Work to be completed:
Reproduce, please, the span of lines beginning at the line with "Convert this chart to matplotlib code." and ending at the line with "['12:10', '12:20', '12:30', '12:40', '12:50', '13:00']", inclusive, minus any pictures.

Given information:
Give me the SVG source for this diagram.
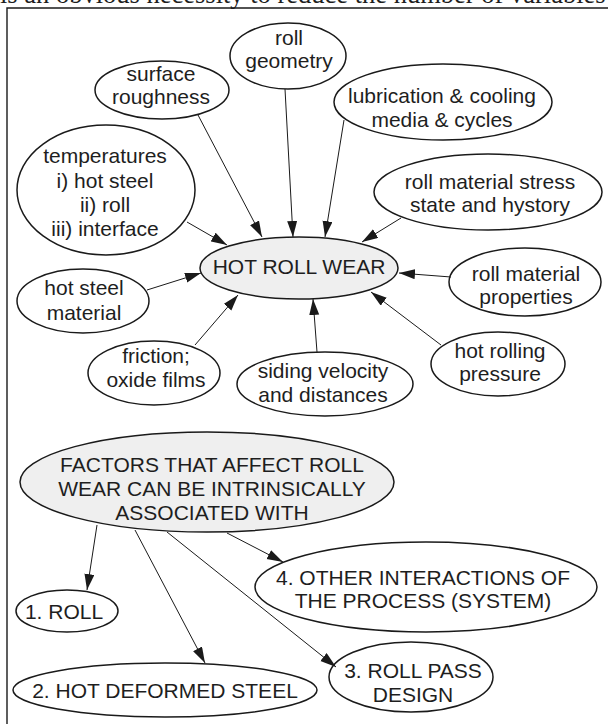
<svg xmlns="http://www.w3.org/2000/svg" width="608" height="724" viewBox="0 0 608 724">
<style>
.n ellipse{fill:#ffffff;stroke:#1a1a1a;stroke-width:1.5}
.n ellipse.g{fill:#efefef}
.n text{font-family:"Liberation Sans",Arial,sans-serif;font-size:21px;fill:#1e1e1e;text-anchor:middle}
.c line{stroke:#1a1a1a;stroke-width:1;marker-end:url(#ah)}
.frame{fill:none;stroke:#1a1a1a;stroke-width:1.4}
.top{font-family:"Liberation Serif","Times New Roman",serif;font-size:26.5px;fill:#1e1e1e}
</style>
<defs>
<marker id="ah" markerUnits="userSpaceOnUse" markerWidth="17" markerHeight="11" refX="16" refY="5" orient="auto">
<path d="M0,0 L16,5 L0,10 Z" fill="#1a1a1a"/>
</marker>
</defs>
<rect width="608" height="724" fill="#ffffff"/>
<text class="top" x="0" y="3">is an obvious necessity to reduce the number of variables</text>
<path class="frame" d="M7,730 L7,8 L615,8"/>

<g id="n-rollgeom" class="n"><ellipse cx="288" cy="56" rx="58" ry="33"/><text x="289" y="45">roll</text><text x="289" y="68">geometry</text></g>
<g id="n-surface" class="n"><ellipse cx="162" cy="90" rx="67" ry="29"/><text x="161" y="81">surface</text><text x="161" y="104">roughness</text></g>
<g id="n-lubrication" class="n"><ellipse cx="443" cy="102" rx="109" ry="38"/><text x="442" y="103">lubrication &amp; cooling</text><text x="442" y="127">media &amp; cycles</text></g>
<g id="n-temperatures" class="n"><ellipse cx="106" cy="190" rx="89" ry="65"/><text x="105" y="163">temperatures</text><text x="105" y="188">i) hot steel</text><text x="105" y="212">ii) roll</text><text x="105" y="236">iii) interface</text></g>
<g id="n-stress" class="n"><ellipse cx="488" cy="192" rx="114" ry="38"/><text x="490" y="189">roll material stress</text><text x="490" y="212">state and hystory</text></g>
<g id="n-wear" class="n"><ellipse class="g" cx="299" cy="268" rx="99" ry="31"/><text x="299" y="274">HOT ROLL WEAR</text></g>
<g id="n-hotsteel" class="n"><ellipse cx="83" cy="301" rx="66" ry="32"/><text x="84" y="295">hot steel</text><text x="84" y="320">material</text></g>
<g id="n-properties" class="n"><ellipse cx="525" cy="282" rx="76" ry="34"/><text x="526" y="281">roll material</text><text x="526" y="304">properties</text></g>
<g id="n-friction" class="n"><ellipse cx="154" cy="373" rx="66" ry="32"/><text x="156" y="363">friction;</text><text x="156" y="387">oxide films</text></g>
<g id="n-siding" class="n"><ellipse cx="325" cy="384" rx="88" ry="32"/><text x="323" y="378">siding velocity</text><text x="323" y="402">and distances</text></g>
<g id="n-pressure" class="n"><ellipse cx="498" cy="364" rx="67" ry="32"/><text x="500" y="358">hot rolling</text><text x="500" y="381">pressure</text></g>
<g id="n-factors" class="n"><ellipse class="g" cx="207" cy="482" rx="187" ry="50"/><text x="212" y="472">FACTORS THAT AFFECT ROLL</text><text x="212" y="496">WEAR CAN BE INTRINSICALLY</text><text x="212" y="520">ASSOCIATED WITH</text></g>
<g id="n-roll" class="n"><ellipse cx="67" cy="611" rx="51" ry="21"/><text x="64" y="619">1. ROLL</text></g>
<g id="n-steel" class="n"><ellipse cx="165" cy="690" rx="152" ry="27"/><text x="165" y="698">2. HOT DEFORMED STEEL</text></g>
<g id="n-pass" class="n"><ellipse cx="411" cy="677" rx="82" ry="35"/><text x="413" y="678">3. ROLL PASS</text><text x="413" y="702">DESIGN</text></g>
<g id="n-other" class="n"><ellipse cx="426" cy="587" rx="171" ry="45"/><text x="423" y="585">4. OTHER INTERACTIONS OF</text><text x="423" y="608">THE PROCESS (SYSTEM)</text></g>

<g id="connectors" class="c">
<line x1="198" y1="115" x2="262" y2="237"/>
<line x1="285" y1="89" x2="293" y2="237"/>
<line x1="344" y1="120" x2="325" y2="237"/>
<line x1="401" y1="218" x2="362" y2="242"/>
<line x1="451" y1="277" x2="399" y2="273"/>
<line x1="441" y1="345" x2="371" y2="292"/>
<line x1="317" y1="352" x2="313" y2="299"/>
<line x1="195" y1="345" x2="238" y2="295"/>
<line x1="147" y1="290" x2="201" y2="273"/>
<line x1="187" y1="222" x2="227" y2="245"/>
<line x1="97" y1="525" x2="87" y2="590"/>
<line x1="135" y1="530" x2="205" y2="663"/>
<line x1="167" y1="532" x2="336" y2="667"/>
<line x1="227" y1="533" x2="283" y2="562"/>
</g>
</svg>
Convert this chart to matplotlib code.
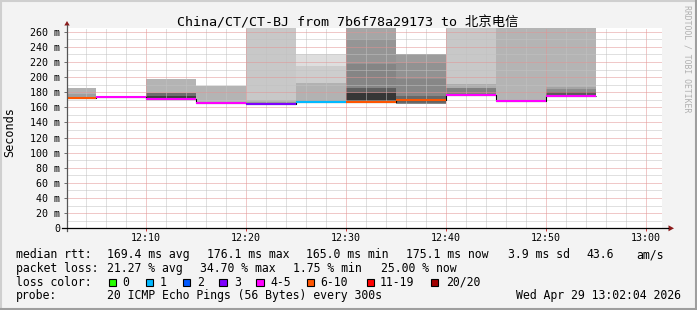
import matplotlib.pyplot as plt
from matplotlib.lines import Line2D
from matplotlib.patches import Rectangle, Polygon
from matplotlib.ticker import MultipleLocator, FixedLocator

plt.rcParams['font.family'] = ['DejaVu Sans Mono', 'Noto Sans CJK SC']

W, H = 697, 310

# one smokeping step = 5 min, value = minutes after 12:00 at end of step
step_end = [5, 10, 15, 20, 25, 30, 35, 40, 45, 50, 55]
median_ms = [172.6, 173.0, 171.6, 165.3, 165.0, 166.6, 167.0, 169.4, 176.1, 167.8, 175.1]
loss_class = [5, 4, 4, 4, 3, 1, 5, 5, 4, 4, 4]

# smoke bands per step, outer to inner
smoke_lo = [
    [171.0, 171.5],
    [172.0],
    [170.5, 171.0, 171.0],
    [164.5, 164.5],
    [164.0, 164.5, 164.5],
    [165.5, 166.0, 166.0, 166.0],
    [166.0, 166.0, 166.0, 166.5, 166.5],
    [164.5, 165.0, 165.0, 165.5],
    [175.5, 176.0, 176.0],
    [167.0],
    [174.5, 175.0, 175.0, 175.0],
]
smoke_hi = [
    [185.5, 178.0],
    [175.5],
    [197.5, 178.5, 175.5],
    [188.0, 167.5],
    [270.0, 170.0, 167.5],
    [230.0, 215.0, 192.0, 169.5],
    [270.0, 250.0, 217.0, 185.0, 178.5],
    [230.0, 218.0, 198.0, 175.5],
    [270.0, 190.5, 186.0],
    [270.0],
    [270.0, 187.0, 184.0, 180.5],
]
smoke_gray = [
    ['#b2b2b2', '#9e9e9e'],
    ['#c4c4c4'],
    ['#b4b4b4', '#6e6e6e', '#404040'],
    ['#b4b4b4', '#a0a0a0'],
    ['#c8c8c8', '#b4b4b4', '#9a9a9a'],
    ['#dedede', '#cdcdcd', '#b2b2b2', '#999999'],
    ['#a6a6a6', '#959595', '#858585', '#5e5e5e', '#363636'],
    ['#9c9c9c', '#929292', '#878787', '#686868'],
    ['#c8c8c8', '#acacac', '#808080'],
    ['#b4b4b4'],
    ['#b4b4b4', '#a4a4a4', '#8c8c8c', '#5a5a5a'],
]

loss_labels = ['0', '1', '2', '3', '4-5', '6-10', '11-19', '20/20']
loss_colors = ['#26ff00', '#00b8ff', '#0059ff', '#7e00ff',
               '#ff00ff', '#ff5500', '#ff0000', '#a10000']

ytick_vals = [0, 20, 40, 60, 80, 100, 120, 140, 160, 180, 200, 220, 240, 260]
ytick_labels = ['0', '20 m', '40 m', '60 m', '80 m', '100 m', '120 m', '140 m',
                '160 m', '180 m', '200 m', '220 m', '240 m', '260 m']
xtick_vals = [10, 20, 30, 40, 50, 60]
xtick_labels = ['12:10', '12:20', '12:30', '12:40', '12:50', '13:00']

title = 'China/CT/CT-BJ from 7b6f78a29173 to 北京电信'
rtt_items = [(16, 'median rtt:'), (107, '169.4 ms avg'), (207, '176.1 ms max'),
             (306, '165.0 ms min'), (406.5, '175.1 ms now'), (507.5, '3.9 ms sd'),
             (586.5, '43.6'), (636, 'am/s')]
loss_items = [(16, 'packet loss:'), (107, '21.27 % avg'), (200, '34.70 % max'),
              (293, '1.75 % min'), (381, '25.00 % now')]
probe_text = '20 ICMP Echo Pings (56 Bytes) every 300s'
stamp = 'Wed Apr 29 13:02:04 2026'


def fx(x):
    return x / W


def fy(y):
    return 1 - y / H


fig = plt.figure(figsize=(W / 100, H / 100), dpi=100, facecolor='#f3f3f3')

# frame
fig.add_artist(Line2D([0, 1], [fy(0.75), fy(0.75)], color='#cfcfcf', lw=1.5))
fig.add_artist(Line2D([fx(0.75), fx(0.75)], [0, 1], color='#cfcfcf', lw=1.5))
fig.add_artist(Line2D([0, 1], [fy(309), fy(309)], color='#9e9e9e', lw=1.5))
fig.add_artist(Line2D([fx(696), fx(696)], [0, 1], color='#9e9e9e', lw=1.5))

ax = fig.add_axes([fx(67), fy(228.3), (662 - 67) / W, (228.3 - 27.7) / H])
ax.set_facecolor('white')
ax.set_xlim(2.1, 61.6)
ax.set_ylim(0, 265.3)

for i, t in enumerate(step_end):
    for lo, hi, g in zip(smoke_lo[i], smoke_hi[i], smoke_gray[i]):
        ax.bar(t - 5, hi - lo, bottom=lo, width=5, align='edge',
               color=g, linewidth=0, zorder=1)

edges = [t - 5 for t in step_end] + [step_end[-1]]
ax.stairs(median_ms, edges, baseline=None, color='#000000', lw=0.8, zorder=3)
ax.hlines(median_ms, [t - 5 for t in step_end], step_end,
          colors=[loss_colors[c] for c in loss_class], lw=1.5, zorder=4,
          capstyle='butt')

ax.set_axisbelow(False)
ax.yaxis.set_major_locator(FixedLocator(ytick_vals))
ax.yaxis.set_minor_locator(MultipleLocator(10))
ax.set_yticklabels(ytick_labels)
ax.xaxis.set_major_locator(FixedLocator(xtick_vals))
ax.xaxis.set_minor_locator(MultipleLocator(2))
ax.set_xticklabels(xtick_labels)
ax.grid(which='major', color='#e39393', linestyle=(0, (1, 1)), lw=0.72)
ax.grid(which='minor', color='#c2c2c2', linestyle=(0, (1, 1)), lw=0.72)
ax.tick_params(which='minor', length=0)
ax.tick_params(axis='y', which='major', length=2.5, width=0.72, color='#707070',
               pad=2.2, labelsize=7.2)
ax.tick_params(axis='x', which='major', length=2.2, width=0.72, color='#d04040',
               pad=1.2, labelsize=7.2)
for s in ax.spines.values():
    s.set_visible(False)

# axes with arrows
fig.add_artist(Line2D([fx(67), fx(67)], [fy(231), fy(25)], color='#555555', lw=0.9))
fig.add_artist(Line2D([fx(62), fx(668)], [fy(228.3), fy(228.3)], color='#000000', lw=0.9))
fig.add_artist(Polygon([(fx(64.3), fy(25.5)), (fx(69.7), fy(25.5)), (fx(67), fy(21))],
                       closed=True, color='#8b1a1a', lw=0))
fig.add_artist(Polygon([(fx(668.5), fy(225.3)), (fx(668.5), fy(231.3)), (fx(674), fy(228.3))],
                       closed=True, color='#8b1a1a', lw=0))

fig.text(fx(348), fy(26), title, fontsize=9.6, ha='center', va='baseline')
fig.text(fx(10), fy(132), 'Seconds', fontsize=8.6, rotation=90,
         ha='center', va='center')
fig.text(fx(687), fy(5), 'RRDTOOL / TOBI OETIKER', fontsize=5.9, rotation=270,
         ha='center', va='top', color='#b0b0b0')

for x, s in rtt_items:
    fig.text(fx(x), fy(258), s, fontsize=8.3, va='baseline')
for x, s in loss_items:
    fig.text(fx(x), fy(272), s, fontsize=8.3, va='baseline')

fig.text(fx(16), fy(285.7), 'loss color:', fontsize=8.3, va='baseline')
box_x = [108.5, 145.7, 182.7, 219.3, 256, 306.7, 366.7, 430.7]
label_x = [122.7, 160, 197.3, 234.3, 270.7, 320.7, 380, 445.7]
for bx, lx, lab, col in zip(box_x, label_x, loss_labels, loss_colors):
    fig.add_artist(Rectangle((fx(bx), fy(286)), 7.5 / W, 7.5 / H,
                             facecolor=col, edgecolor='black', lw=0.8))
    fig.text(fx(lx), fy(285.7), lab, fontsize=8.3, va='baseline')

fig.text(fx(16), fy(299.3), 'probe:', fontsize=8.3, va='baseline')
fig.text(fx(107), fy(299.3), probe_text, fontsize=8.3, va='baseline')
fig.text(fx(681), fy(299.3), stamp, fontsize=8.3, va='baseline', ha='right')

fig.savefig('out.png', dpi=100, facecolor=fig.get_facecolor())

Exercise result:
Convert this chart to matplotlib code.
import matplotlib.pyplot as plt
from matplotlib.lines import Line2D
from matplotlib.patches import Rectangle, Polygon
from matplotlib.ticker import MultipleLocator, FixedLocator

plt.rcParams['font.family'] = ['DejaVu Sans Mono', 'Noto Sans CJK SC']

W, H = 697, 310

# one smokeping step = 5 min, value = minutes after 12:00 at end of step
step_end = [5, 10, 15, 20, 25, 30, 35, 40, 45, 50, 55]
median_ms = [172.6, 173.0, 171.6, 165.3, 165.0, 166.6, 167.0, 169.4, 176.1, 167.8, 175.1]
loss_class = [5, 4, 4, 4, 3, 1, 5, 5, 4, 4, 4]

# smoke bands per step, outer to inner
smoke_lo = [
    [171.0, 171.5],
    [172.0],
    [170.5, 171.0, 171.0],
    [164.5, 164.5],
    [164.0, 164.5, 164.5],
    [165.5, 166.0, 166.0, 166.0],
    [166.0, 166.0, 166.0, 166.5, 166.5],
    [164.5, 165.0, 165.0, 165.5],
    [175.5, 176.0, 176.0],
    [167.0],
    [174.5, 175.0, 175.0, 175.0],
]
smoke_hi = [
    [185.5, 178.0],
    [175.5],
    [197.5, 178.5, 175.5],
    [188.0, 167.5],
    [270.0, 170.0, 167.5],
    [230.0, 215.0, 192.0, 169.5],
    [270.0, 250.0, 217.0, 185.0, 178.5],
    [230.0, 218.0, 198.0, 175.5],
    [270.0, 190.5, 186.0],
    [270.0],
    [270.0, 187.0, 184.0, 180.5],
]
smoke_gray = [
    ['#b2b2b2', '#9e9e9e'],
    ['#c4c4c4'],
    ['#b4b4b4', '#6e6e6e', '#404040'],
    ['#b4b4b4', '#a0a0a0'],
    ['#c8c8c8', '#b4b4b4', '#9a9a9a'],
    ['#dedede', '#cdcdcd', '#b2b2b2', '#999999'],
    ['#a6a6a6', '#959595', '#858585', '#5e5e5e', '#363636'],
    ['#9c9c9c', '#929292', '#878787', '#686868'],
    ['#c8c8c8', '#acacac', '#808080'],
    ['#b4b4b4'],
    ['#b4b4b4', '#a4a4a4', '#8c8c8c', '#5a5a5a'],
]

loss_labels = ['0', '1', '2', '3', '4-5', '6-10', '11-19', '20/20']
loss_colors = ['#26ff00', '#00b8ff', '#0059ff', '#7e00ff',
               '#ff00ff', '#ff5500', '#ff0000', '#a10000']

ytick_vals = [0, 20, 40, 60, 80, 100, 120, 140, 160, 180, 200, 220, 240, 260]
ytick_labels = ['0', '20 m', '40 m', '60 m', '80 m', '100 m', '120 m', '140 m',
                '160 m', '180 m', '200 m', '220 m', '240 m', '260 m']
xtick_vals = [10, 20, 30, 40, 50, 60]
xtick_labels = ['12:10', '12:20', '12:30', '12:40', '12:50', '13:00']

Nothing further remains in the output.